What makes your [creative] relationship special?

We don’t always agree and this can cause tension – but we love it deep down! It means we’re always pushing each other to not only develop our own skills but to also learn new ones. We give each other confidence and good honest critique, it makes us stronger and this style of working has bled through to the rest of our personal life and projects too. I love it. We often have sketch pad meetings where we throw all our thoughts and ideas out there, whether that’s about how to design and renovate our studio or how some type of interaction on a project will work best. There’s no room for ego or attitude which means we work together really effectively – there’s a mutual respect there for sure.

What’s the best thing about James?

He’s got a very strong design eye and has always been confident in his ability. I know whatever he creates will have integrity and an interesting concept behind it. He’s also just a really nice chap in general, will help anyone with anything – I should tell him that more often.

What’s the worst thing about James?

He used to be more stubborn and sometimes a bit “glass-half-empty”, but he rarely digs his heels in too much these days. We get through disagreements pretty quickly and have learnt to push each other’s buttons enough to force new thinking but to stop before we actually get too pissy!

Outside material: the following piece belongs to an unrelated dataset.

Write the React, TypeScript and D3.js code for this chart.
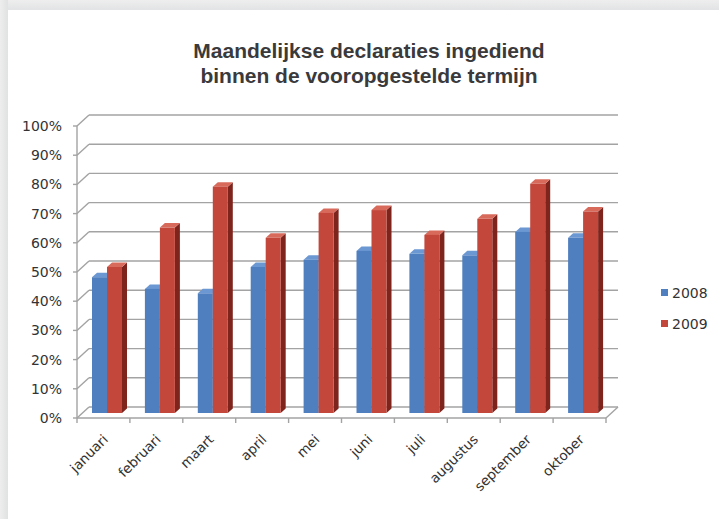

What does your future together look like?

Well the immediate future includes the birth of our first child and moving into a home we’ve been carefully and lovingly renovating for a year. We will continue working together on projects both design and technology based. I’d love to work on more abstract pieces and art installations together. During this time we’ll also start focussing on our new studio space – and learning to live in the sticks. It’s strange moving from the bustling city of Manchester to a tiny village in Cumbria with a population of a few hundred. But living and working in an area of such tranquility and isolation just makes me feel excited about what we can create without all that noise around us.